In conclusion, Yellow Submarine does not appear to be available, disc or streaming.

3 comments:

Mythical Monkey said...

I have always thought in the back of my mind, cheese and onions.

I have always thought that the world was unkind, cheese and onions.

Do I have to spell it out?

C.H.E.E.S.E.A.N.D.O.N.I.O.N.S. Oh no!

Actually, I think "I Must Be In Love" would fit very well on any of the Beatles first three albums. And for some reason "Let's Be Natural" has always appealed to me.

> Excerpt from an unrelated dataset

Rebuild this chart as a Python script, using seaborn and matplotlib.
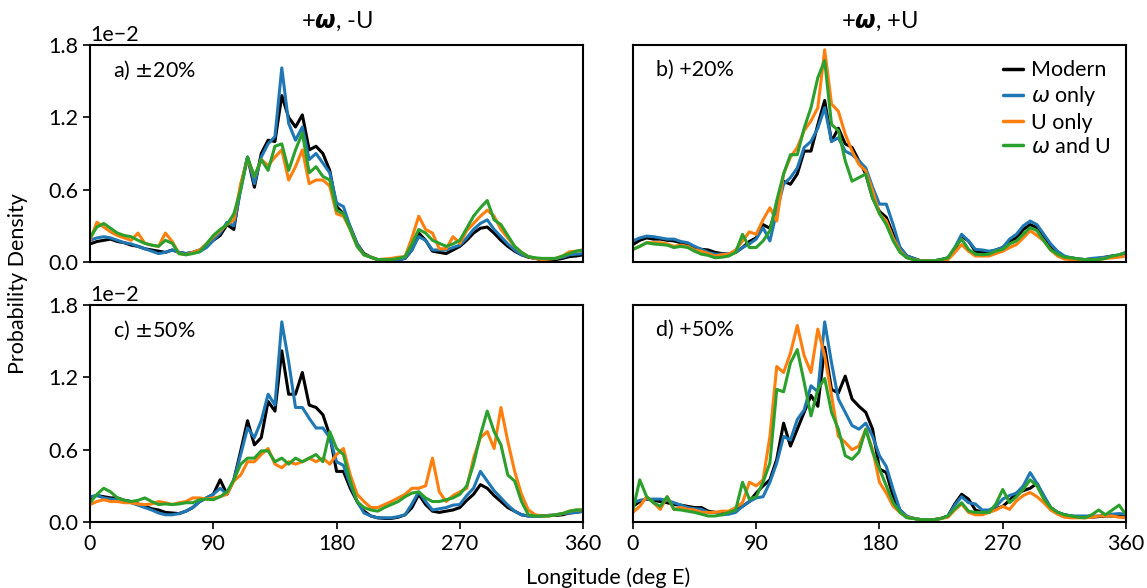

As for The Magical Mystery Tour, I think I first saw it in a church basement in Nashville somewhere back in the mid-70s. That was back in my Beatles obsession days. If I had studied, say, the law as religiously as I did the Beatles, I'd be a Supreme Court justice by now.

I'll bet you there aren't more than fifty million people who could say the same thing ...

Beveridge D. Spenser said...

I bet there aren't more than 500 people who saw MMT in a church basement in Nashville! What did you think about it at the time? Impressed, thrilled to see the boys in a "candid" setting? Disappointed that it wasn't as cool as it should have been?

We came in with low expectations, and really liked it. As always, Ringo has the best role.

Mythical Monkey said...

I went in with virtually no expectations so it was pretty pleasant -- the music is great, and there are some bits that work, like John shoveling spaghetti and the strip tease.

You're right about Ringo. He was always the most engaging of the four, I think.

I saw most of the Beatles movies in odd places. Saw a revival of A Hard Day's Night in a drive-in in Hendersonville, a suburb of Nashville. It was right next to Mansker Creek which would flood practically every time it rained -- the entire theater parking lot would wind up underwater and all you could see would be the screen and rows of speakers sticking up out of the water.

Let It Be I saw at a midnight showing in a one of the local theaters -- must have been around 1981, judging by who my date was.

She was not nearly as thrilled to be there as I was. What can you do with a girl like that, who isn't fascinated by a six-minute version of "Dig It"?